Again, I did some of these things, never all of them, and then there was something else which I’ll tell you about later. First, how did I do these past months?
- I tell you, “go to bed in time” is still not really happening. I did worse, and then better, and then much worse, and now better again, but frankly, if I can’t get enough sleep during summer break it will get even harder once school starts again. This said, the link between getting enough sleep and being a happier person is totally clear to me. Even if I enjoyed myself staying up late and thought it would be totally worth it I’m still grumpier and without much energy the day after. If I manage to sleep nine hours I’m feeling like myself again. So this is still top of my list.
- I’ve been doing a bit better with picking up and housework. My husband said he had the feeling that “sit” was my default setting, and he is right. By the time I get up from breakfast he has been down to the basement and over to the annex ten times already. So I continue pushing myself towards being a tidy person. I feel much better when my surroundings are pleasant and tidy so I will have to continue working on this.

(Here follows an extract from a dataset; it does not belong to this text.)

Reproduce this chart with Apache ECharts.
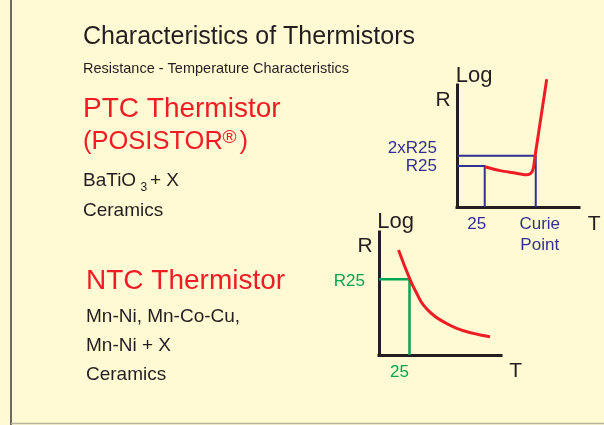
<!DOCTYPE html>
<html><head><meta charset="utf-8">
<script src="https://cdn.jsdelivr.net/npm/echarts@6/dist/echarts.min.js"></script>
<style>html,body{margin:0;padding:0;background:#FFFAD4;}#c{width:604px;height:425px;}</style>
</head><body><div id="c"></div>
<script>
// ---------- PTC thermistor (arbitrary T units, log R units) ----------
const ptcTemp  = [25, 38.8, 50.8, 62.8, 66.5, 68.8, 70.3, 80.9];
const ptcLogR  = [33, 29.8, 28.1, 26.5, 27.6, 31.7, 41.2, 104.7];
const ptcRefTemp   = [25, 71];          // 25, Curie point
const ptcTempLabels = ['25', 'Curie\nPoint'];
const ptcRefLogR   = [33.6, 42];        // R25, 2xR25
const ptcRLabels   = ['R25', '2xR25'];

// ---------- NTC thermistor ----------
const ntcTemp  = [16, 25.4, 30.9, 36.3, 44.5, 52.7, 63.7, 77.3, 91];
const ntcLogR  = [85.4, 61.5, 50.2, 40.7, 32.5, 27.1, 21.7, 17.6, 14.9];
const ntcRefTemp   = [25];
const ntcTempLabels = ['25'];
const ntcRefLogR   = [61.5];
const ntcRLabels   = ['R25'];

const FONT = '"Liberation Sans", Arial, Helvetica, sans-serif';
const RED = '#EE1C25', BLUE = '#2E3192', GREEN = '#00A651', INK = '#231F20';

const zip = (a, b) => a.map((v, i) => [v, b[i]]);
const guide = (t, r) => [[0, r], [t, r], [t, 0]];

function xRich(color) {
  const base = { color: color, fontSize: 17, fontFamily: FONT, lineHeight: 21 };
  return {
    l16: Object.assign({ padding: [0, 16, 0, 0] }, base),
    l20: Object.assign({ padding: [0, 20, 0, 0] }, base),
    r8:  Object.assign({ padding: [0, 0, 0, 8] }, base)
  };
}

function axisX(grid, max, vals, labels, color, styles) {
  return {
    type: 'value', gridIndex: grid, min: 0, max: max,
    axisLine: { show: true, onZero: false, lineStyle: { color: INK, width: 3, cap: 'square' } },
    axisTick: { show: false }, splitLine: { show: false },
    axisLabel: {
      customValues: vals, color: color, fontSize: 17, fontFamily: FONT,
      lineHeight: 21, margin: 7,
      formatter: v => {
        const i = vals.indexOf(v);
        if (i < 0) return '';
        return labels[i].split('\n').map(s => '{' + styles[i] + '|' + s + '}').join('\n');
      },
      rich: xRich(color)
    }
  };
}
function axisY(grid, max, vals, labels, color, margin, shiftStyle) {
  return {
    type: 'value', gridIndex: grid, min: 0, max: max,
    axisLine: { show: true, onZero: false, lineStyle: { color: INK, width: 3, cap: 'square' } },
    axisTick: { show: false }, splitLine: { show: false },
    axisLabel: {
      customValues: vals, color: color, fontSize: 17, fontFamily: FONT, margin: margin,
      formatter: v => {
        const i = vals.indexOf(v);
        if (i < 0) return '';
        const s = labels[i];
        return shiftStyle[i] ? '{' + shiftStyle[i] + '|' + s + '}' : s;
      },
      rich: {
        up: { color: color, fontSize: 17, fontFamily: FONT, padding: [0, 0, 14, 0] },
        dn: { color: color, fontSize: 17, fontFamily: FONT, padding: [4, 0, 0, 0] }
      }
    }
  };
}

function txt(x, base, s, size, color, align) {
  return {
    type: 'text', x: x, y: base - 0.33 * size, silent: true,
    style: { text: s, fontSize: size, fontFamily: FONT, fill: color,
             align: align || 'left', verticalAlign: 'middle' }
  };
}

const chart = echarts.init(document.getElementById('c'), null, { renderer: 'canvas' });
chart.setOption({
  backgroundColor: '#FFFAD4',
  animation: false,
  grid: [
    { left: 457, top: 85, width: 122, height: 122 },
    { left: 379, top: 232, width: 122, height: 123 }
  ],
  xAxis: [
    axisX(0, 110, ptcRefTemp, ptcTempLabels, BLUE, ['l16', 'r8']),
    axisX(1, 100, ntcRefTemp, ntcTempLabels, GREEN, ['l20'])
  ],
  yAxis: [
    axisY(0, 100, ptcRefLogR, ptcRLabels, BLUE, 20, [null, 'up']),
    axisY(1, 100, ntcRefLogR, ntcRLabels, GREEN, 14, ['dn'])
  ],
  series: [
    { type: 'line', xAxisIndex: 0, yAxisIndex: 0, data: guide(ptcRefTemp[1], ptcRefLogR[1]),
      showSymbol: false, silent: true, lineStyle: { color: BLUE, width: 2 }, z: 2 },
    { type: 'line', xAxisIndex: 0, yAxisIndex: 0, data: guide(ptcRefTemp[0], ptcRefLogR[0]),
      showSymbol: false, silent: true, lineStyle: { color: BLUE, width: 2 }, z: 2 },
    { type: 'line', xAxisIndex: 0, yAxisIndex: 0, data: zip(ptcTemp, ptcLogR),
      smooth: 0.3, clip: false,
      showSymbol: false, silent: true, lineStyle: { color: RED, width: 3 }, z: 3 },
    { type: 'line', xAxisIndex: 1, yAxisIndex: 1, data: guide(ntcRefTemp[0], ntcRefLogR[0]),
      showSymbol: false, silent: true, lineStyle: { color: GREEN, width: 2.5 }, z: 2 },
    { type: 'line', xAxisIndex: 1, yAxisIndex: 1, data: zip(ntcTemp, ntcLogR),
      smooth: 0.5, clip: false,
      showSymbol: false, silent: true, lineStyle: { color: RED, width: 3 }, z: 3 }
  ],
  graphic: [
    { type: 'line', silent: true, shape: { x1: 11, y1: 0, x2: 11, y2: 425 },
      style: { stroke: '#3A3A3A', lineWidth: 1.5 } },
    { type: 'line', silent: true, shape: { x1: 11, y1: 423.5, x2: 604, y2: 423.5 },
      style: { stroke: '#B9B59C', lineWidth: 1.5 } },
    txt(83, 45, 'Characteristics of Thermistors', 25, INK),
    txt(83, 74, 'Resistance - Temperature Characteristics', 14.5, INK),
    txt(83, 119, 'PTC Thermistor', 28, RED),
    txt(83, 150.5, '(POSISTOR', 25.5, RED),
    txt(222.5, 144.5, '®', 19, RED),
    txt(239.5, 150.5, ')', 25.5, RED),
    txt(83, 187.5, 'BaTiO', 19, INK),
    txt(140.5, 192, '3', 12, INK),
    txt(150, 187.5, '+ X', 19, INK),
    txt(83, 217, 'Ceramics', 19, INK),
    txt(86, 290.5, 'NTC Thermistor', 28, RED),
    txt(86, 323.5, 'Mn-Ni, Mn-Co-Cu,', 19, INK),
    txt(86, 352, 'Mn-Ni + X', 19, INK),
    txt(86, 381.5, 'Ceramics', 19, INK),
    // PTC axis names
    txt(455.7, 83, 'Log', 22, INK),
    txt(450.7, 107, 'R', 21, INK, 'right'),
    txt(587.7, 231, 'T', 21, INK),
    // NTC axis names
    txt(377.3, 229.5, 'Log', 22, INK),
    txt(372.7, 253.5, 'R', 21, INK, 'right'),
    txt(509.3, 378.5, 'T', 21, INK)
  ]
});
</script>
</body></html>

- I did really, really well with the fiction writing until mid-July. Then the madness of the two weeks before summer break hit, and I was stuck on my current story, and with one thing or another I haven’t been writing at all since then. I definitely need to get back into that habit, though, when I do it I feel much, much better. What I did do was start writing morning pages in earnest again, and that helps a bit. Still, fiction writing is fiction writing, and I quite like the story I’m working on so I will have to find a way to ease back into it.

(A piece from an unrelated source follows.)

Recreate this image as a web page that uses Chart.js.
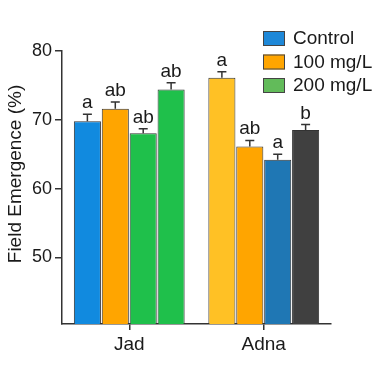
<!DOCTYPE html>
<html>
<head>
<meta charset="utf-8">
<script src="https://cdn.jsdelivr.net/npm/chart.js@4"></script>
<style>
  html, body { margin: 0; padding: 0; background: #fff; }
  #wrap { width: 384px; height: 373px; }
</style>
</head>
<body>
<div id="wrap"><canvas id="emergenceChart" width="384" height="373"></canvas></div>
<script>
// data
var cultivars = ['Jad', 'Adna'];
var bar1 = [69.8, 76.1];
var bar2 = [71.6, 66.1];
var bar3 = [68.05, 64.2];
var bar4 = [74.4, 68.5];
var err1 = [1.0, 0.9];
var err2 = [1.0, 0.9];
var err3 = [0.65, 0.8];
var err4 = [1.0, 0.8];
var letters1 = ['a', 'a'];
var letters2 = ['ab', 'ab'];
var letters3 = ['ab', 'a'];
var letters4 = ['ab', 'b'];
var yTicks = [50, 60, 70, 80];
var legendNames = ['Control', '100 mg/L', '200 mg/L'];
var legendColors = ['#1E88D8', '#FFA500', '#62BB5A'];

var fontName = '"Liberation Sans", Arial, sans-serif';
var ink = '#1a1a1a';

function makeSet(values, errs, letters, colors) {
    return {
        data: values,
        errors: errs,
        letters: letters,
        backgroundColor: colors,
        borderColor: '#333',
        borderWidth: 1,
        categoryPercentage: 0.83,
        barPercentage: 0.97
    };
}

// error bars + significance letters
var errorBars = {
    id: 'errorBars',
    afterDatasetsDraw: function(chart) {
        var ctx = chart.ctx;
        var y = chart.scales.y;
        ctx.save();
        chart.data.datasets.forEach(function(ds, i) {
            var meta = chart.getDatasetMeta(i);
            meta.data.forEach(function(bar, j) {
                var top = y.getPixelForValue(ds.data[j] + ds.errors[j]);
                ctx.strokeStyle = '#333';
                ctx.lineWidth = 1.5;
                ctx.beginPath();
                ctx.moveTo(bar.x, bar.y);
                ctx.lineTo(bar.x, top);
                ctx.moveTo(bar.x - 4.5, top);
                ctx.lineTo(bar.x + 4.5, top);
                ctx.stroke();
                ctx.fillStyle = ink;
                ctx.font = '19px ' + fontName;
                ctx.textAlign = 'center';
                ctx.textBaseline = 'alphabetic';
                ctx.fillText(ds.letters[j], bar.x, top - 6);
            });
        });
        ctx.restore();
    }
};

// legend drawn inside plot, top right, and rotated y title
var extras = {
    id: 'extras',
    afterDraw: function(chart) {
        var ctx = chart.ctx;
        ctx.save();
        ctx.font = '19px ' + fontName;
        ctx.textBaseline = 'middle';
        ctx.textAlign = 'left';
        legendNames.forEach(function(name, i) {
            var by = 31 + i * 23.5;
            ctx.fillStyle = legendColors[i];
            ctx.fillRect(263, by, 22, 15);
            ctx.strokeStyle = '#444';
            ctx.lineWidth = 1;
            ctx.strokeRect(263.5, by + 0.5, 21, 14);
            ctx.fillStyle = ink;
            ctx.fillText(name, 293, by + 8);
        });
        ctx.translate(16, 174);
        ctx.rotate(-Math.PI / 2);
        ctx.textAlign = 'center';
        ctx.fillText('Field Emergence (%)', 0, 0);
        ctx.restore();
    }
};

var chartCtx = document.getElementById('emergenceChart').getContext('2d');
var chart = new Chart(chartCtx, {
    type: 'bar',
    data: {
        labels: cultivars,
        datasets: [
            makeSet(bar1, err1, letters1, ['#118ADF', '#FFC125']),
            makeSet(bar2, err2, letters2, ['#FFA500', '#FFA500']),
            makeSet(bar3, err3, letters3, ['#1FC04B', '#1F77B4']),
            makeSet(bar4, err4, letters4, ['#1FC04B', '#404040'])
        ]
    },
    options: {
        responsive: false,
        animation: false,
        layout: { padding: { top: 51, right: 53, bottom: 0, left: 0 } },
        plugins: {
            legend: { display: false },
            tooltip: { enabled: false }
        },
        scales: {
            x: {
                offset: true,
                grid: { display: true, offset: false, drawOnChartArea: false, drawTicks: true, tickLength: 6, color: '#333', lineWidth: 1.5 },
                border: { display: true, color: '#333', width: 1.5 },
                ticks: { color: ink, padding: 3, font: { family: fontName, size: 19 } },
                afterFit: function(scale) { scale.height = 49; }
            },
            y: {
                min: 40.3,
                max: 80,
                afterBuildTicks: function(scale) {
                    scale.ticks = yTicks.map(function(v) { return { value: v }; });
                },
                grid: { display: true, drawOnChartArea: false, drawTicks: true, tickLength: 7, color: '#333', lineWidth: 1.5 },
                border: { display: true, color: '#333', width: 1.5 },
                ticks: { color: ink, padding: 3, font: { family: fontName, size: 18 } },
                afterFit: function(scale) { scale.width = 62; }
            }
        }
    },
    plugins: [errorBars, extras]
});
</script>
</body>
</html>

- Thinking about things I love about my family, students, and friends, well, it went very well with my family. As always I enjoy spending time with my son and husband, we really enjoy our time off from school. Having a little break from students is also quite nice for a change.
- With the exercise I didn’t do as much as I wanted but even during the time when I thought I wasn’t exercising at all I managed to do something once or twice a week. Since the middle of August I have been walking and running at least three times a week. While I had managed to get my fitness up to the point where I could run for half an hour some time in spring I had to start all over again. Which I did about three weeks ago. So far I’m still in the “run for two minutes, then walk for three” – stage, and only barely make it through my one hour of work-out but over all it makes me feel much, much better. Being on the verge of becoming a runner makes me feel much more confident, and I love my body better. It might be overweight, pale, have chubby knees and varicose veins but it’s tough enough to run. Not for that long but if I keep up I will be able to run about 10k at some point. Me. I would have thought I could never do that. I’m just not built for running. Ha! Definite happiness boost there.
- Play the piano every day? Who? Me? Somehow this gets pushed back constantly. One thing is that my piano is horribly de-tuned again, and I’m secretly waiting for heating season again when it will magically pop back in tune. I hope. If it doesn’t I will have to get the piano-tuner to come over again.
- The clothes part. That one was weighing heavier on me than I realized. I managed to pack away all the clothes that don’t fit me anymore at some point but then I was left with a closet that was quite empty. I don’t have a pair of shorts, I only have one pair of jeans (that is sporting a hole), I only have one faded hoodie cardigan, and about five tees, most of those black with funny phrases on them. An outing with my husband in May to buy a suit for him resulted in me getting a pair of linen pants that don’t fit very well, and a coat that I really like. (We also got a suit for my husband. He is really easy to buy clothes for. Just today we went into a store and an hour later emerged with a winter coat, pants, two shirts and two t-shirts. The only things he tried on were the coat and the pants, and they just fit as well. I wish it were as easy for me.) But things are looking up, I went clothes shopping yesterday after not wanting to spend any money for months, and I got two pairs of pants, a new winter coat (I still had one that worked perfectly fine so I didn’t want to spend money on one, ahem. That one is seven years old…), a pair of yoga pants, everyday sneakers, and next week I’ll go to another store and get myself a couple of new t-shirts as well. I will continue to work on this because it really makes a difference. Clothes that fit do lift my mood tremendously. Also at some point I will have to learn that buying new shoes and coats every five years is not over-indulgence.
Well, it’s better to try and fail than not to have tried, isn’t it?
One thing that I realized through this project was that while all of these habits help making me happier they still didn’t help enough. Most days I was just sitting there depressed without energy. So I did some serious thinking and found that mostly the problem was my mood swinging back and forth almost daily because of hormonal shifts. And while things like getting enough sleep and exercise do help with that as well it’s still not enough. So I decided to go back on hormonal birth control for a short time. Just to make sure that it really was hormones. And, lo and behold, my mood and my energy levels have been much more constant for the weeks since I started that again. Now, I don’t really like the way I feel, it’s like a low-level meh-feeling. Not bad but not good either. I can’t take the pill for a longer time because I’m too over-weight and old for that. But for me this is proof that there is really something wrong with my hormonal system (and I know that thing is called peri-menopause), and I will make an appointment with somebody specializing in this kind of thing soon.
If I had to name the single most important thing on the list, though, it would be the exercise.